Without a pcap I can't help much

Queeq commented 8 years ago

@lucaderi Please check your e-mail, I sent it to the e-mail in your Github profile on the 19th of April, 15:10 UTC. The subject was "ntopng issue #505 flows pcap".

lucaderi commented 8 years ago

@Queeq Look like the pcap you sent me contains flows but not templates. Please try again. screen shot 2016-04-24 at 23 36 03

lucaderi commented 8 years ago

Closing for inactivity. Will reopen if necessary.

Queeq commented 8 years ago

@lucaderi Sorry, I was on vacation during the last days. I've just (minutes ago) managed to include templates into the Netflow packets from our routers and will shortly send the traffic dump by e-mail to you.

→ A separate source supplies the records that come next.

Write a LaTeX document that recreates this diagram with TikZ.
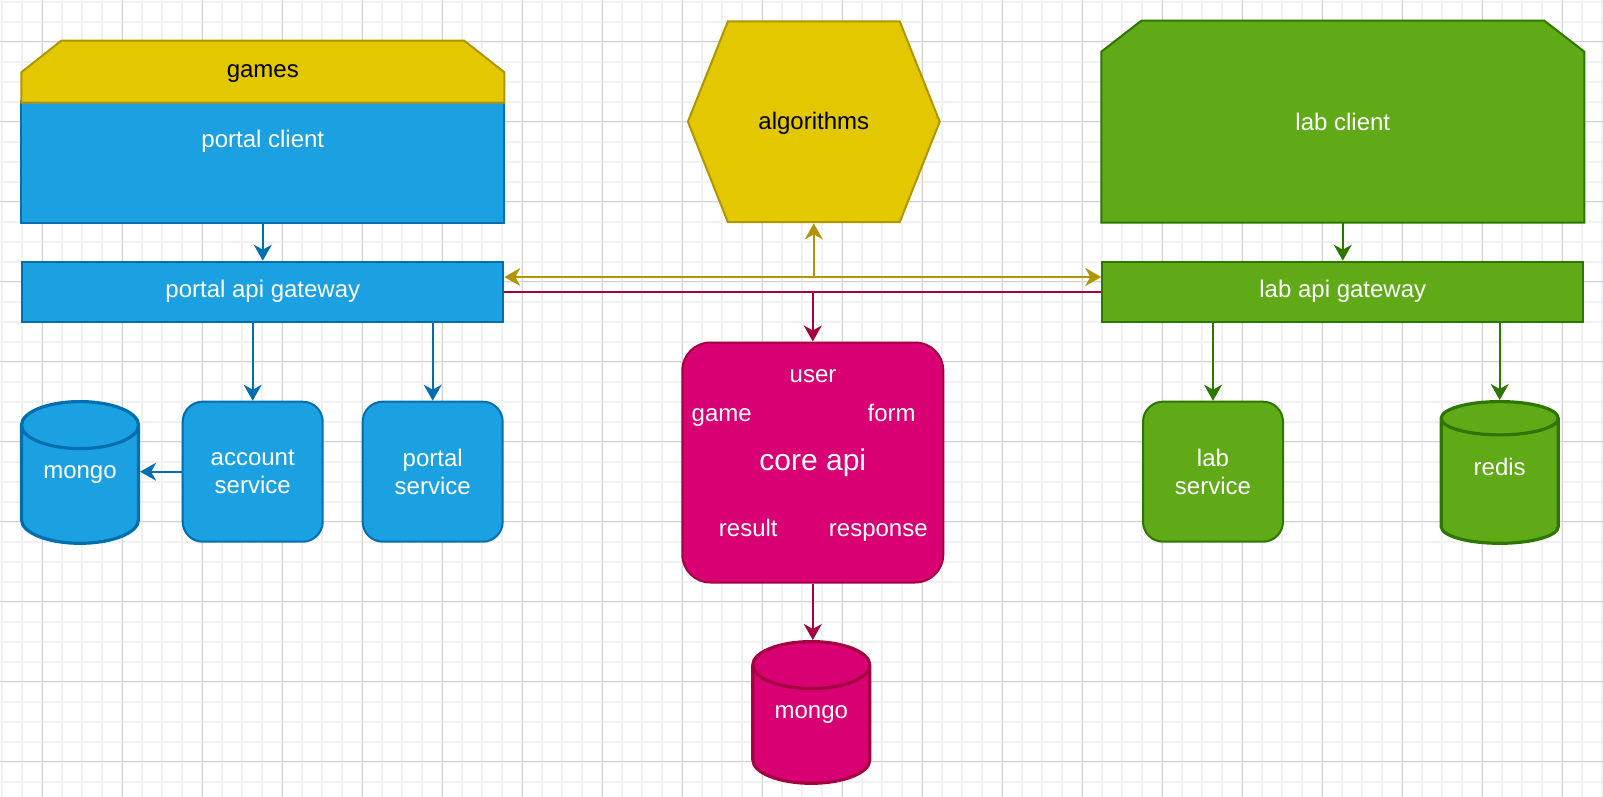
\documentclass[tikz,border=0pt]{standalone}
\usepackage{fontspec}
\setmainfont{Liberation Sans}
\usetikzlibrary{arrows.meta,shapes.geometric,calc,backgrounds}
\definecolor{portalfill}{HTML}{1BA1E2}
\definecolor{portalline}{HTML}{006EAF}
\definecolor{gamesfill}{HTML}{E3C800}
\definecolor{gamesline}{HTML}{B09500}
\definecolor{labfill}{HTML}{60A917}
\definecolor{labline}{HTML}{2D7600}
\definecolor{corefill}{HTML}{D80073}
\definecolor{coreline}{HTML}{A50040}
\definecolor{gridminor}{HTML}{F1F1F1}
\definecolor{gridmajor}{HTML}{D3D3D3}
\begin{document}
\begin{tikzpicture}[x=0.5pt,y=-0.5pt,>={Stealth[length=8pt,width=9pt,inset=2.5pt]},every node/.style={font=\fontsize{12}{14}\selectfont,align=center,inner sep=0pt},oneline/.style={text height=8.6pt,text depth=2.5pt},wide/.style={minimum width=240.5pt,minimum height=30pt,line width=1pt},svc/.style={draw,rounded corners=10pt,minimum width=70pt,minimum height=70pt,line width=1pt,text=white},db/.style={draw,cylinder,shape border rotate=90,aspect=0.64,anchor=north,minimum width=58.5pt,minimum height=70.85pt,line width=1.6pt,text=white,text height=8.6pt,text depth=14.6pt},tag/.style={oneline,text=white},wire/.style={line width=1pt,->}]
\useasboundingbox (0,0) rectangle (1603,797);
% portal side
\node[wide,minimum height=80pt,text=white] (pcl) at (262.8,141.7) {portal client};
\node[wide,oneline] (games) at (262.8,71.7) {games};
\node[wide,draw=portalline,fill=portalfill,text=white] (pgw) at (262.8,291.7) {portal api gateway};
\node[db,draw=portalline,fill=portalfill] (pmongo) at (80,400) {mongo};
\node[svc,draw=portalline,fill=portalfill] (acct) at (252.7,471.7) {account\\service};
\node[svc,draw=portalline,fill=portalfill] (psvc) at (432.7,471.7) {portal\\service};
% middle
\node[minimum width=125.5pt,minimum height=100pt] (algo) at (813.8,123) {algorithms};
\node[svc,draw=coreline,fill=corefill,rounded corners=14pt,minimum width=130.5pt,minimum height=120pt,font=\fontsize{15}{18}\selectfont] (core) at (812.8,462.5) {core api};
\node[tag] (user) at (813,376.7) {user};
\node[tag] (game) at (721.7,415.5) {game};
\node[tag] (form) at (891.7,415.5) {form};
\node[tag] (result) at (748.3,530.5) {result};
\node[tag] (resp) at (878.3,530.5) {response};
\node[db,draw=coreline,fill=corefill] (cmongo) at (811.3,640) {mongo};
% lab side
\node[wide,minimum height=100pt,text=white] (lcl) at (1342.8,121.7) {lab client};
\node[wide,draw=labline,fill=labfill,text=white] (lgw) at (1342.8,291.7) {lab api gateway};
\node[svc,draw=labline,fill=labfill] (lsvc) at (1213,471.7) {lab\\service};
\node[db,draw=labline,fill=labfill] (redis) at (1499.7,400) {redis};
% connectors
\draw[wire,portalline] (pcl.south) -- (pgw.north);
\draw[wire,portalline] (pgw.south -| acct.north) -- (acct.north);
\draw[wire,portalline] (pgw.south -| psvc.north) -- (psvc.north);
\draw[wire,portalline] (acct.west) -- (acct.west -| pmongo.east);
\path ([yshift=7.35pt]pgw.east) coordinate (ya) ([yshift=7.35pt]lgw.west) coordinate (yb);
\draw[wire,<->,gamesline] (ya) -- (yb);
\draw[wire,gamesline] (algo.south |- ya) -- (algo.south);
\draw[line width=1pt,coreline] (pgw.east) -- (lgw.west);
\draw[wire,coreline] (core.north |- pgw.east) -- (core.north);
\draw[wire,coreline] (core.south) -- (core.south |- cmongo.north);
\draw[wire,labline] (lcl.south) -- (lgw.north);
\draw[wire,labline] (lgw.south -| lsvc.north) -- (lsvc.north);
\draw[wire,labline] (lgw.south -| redis.north) -- (redis.north);
\begin{scope}[on background layer]
\foreach \gx in {2.3,22.3,...,1603} \draw[gridminor,line width=1pt] (\gx,0) -- (\gx,797);
\foreach \gy in {1.7,21.7,...,797} \draw[gridminor,line width=1pt] (0,\gy) -- (1603,\gy);
\foreach \gx in {42.3,122.3,...,1603} \draw[gridmajor,line width=0.5pt] (\gx,0) -- (\gx,797);
\foreach \gy in {41.7,121.7,...,797} \draw[gridmajor,line width=0.5pt] (0,\gy) -- (1603,\gy);
\draw[line width=1pt,draw=portalline,fill=portalfill] ($(pcl.north west)+(0,40)$) rectangle (pcl.south east);
\draw[line width=1pt,draw=gamesline,fill=gamesfill] (games.south west) -- ($(games.north west)+(0,31.6)$) -- ($(games.north west)+(40,0)$) -- ($(games.north east)+(-40,0)$) -- ($(games.north east)+(0,31.6)$) -- (games.south east) -- cycle;
\draw[line width=1pt,draw=gamesline,fill=gamesfill] ($(algo.north west)+(40,-1.3)$) -- ($(algo.north east)+(-40,-1.3)$) -- ($(algo.east)+(0,-1.3)$) -- ($(algo.south east)+(-40,-1.3)$) -- ($(algo.south west)+(40,-1.3)$) -- ($(algo.west)+(0,-1.3)$) -- cycle;
\draw[line width=1pt,draw=labline,fill=labfill] (lcl.south west) -- ($(lcl.north west)+(0,31)$) -- ($(lcl.north west)+(40,0)$) -- ($(lcl.north east)+(-40,0)$) -- ($(lcl.north east)+(0,31)$) -- (lcl.south east) -- cycle;
\end{scope}
\end{tikzpicture}
\end{document}
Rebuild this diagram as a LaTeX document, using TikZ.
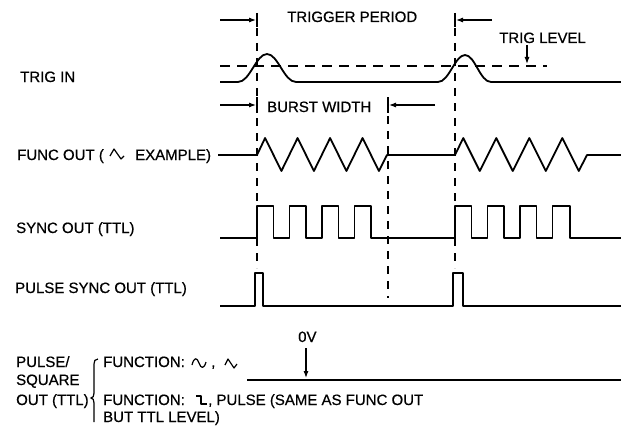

For now, just for reference for other people exporting IPFIX from Juniper routers, the following is the configuration that is necessary to include templates together with flows:

show configuration services                    
flow-monitoring {
    version-ipfix {
        template NAME {
            flow-active-timeout 30;
            flow-inactive-timeout 60;
            template-refresh-rate {
                packets 1;
                seconds 10;
            }
            ipv4-template;
        }
    }
}

Note that you need both packets and seconds options enabled within template-refresh-rate for it to work.

Queeq commented 8 years ago

@lucaderi Have you received the pcap file on April 28th? Please reopen if yes.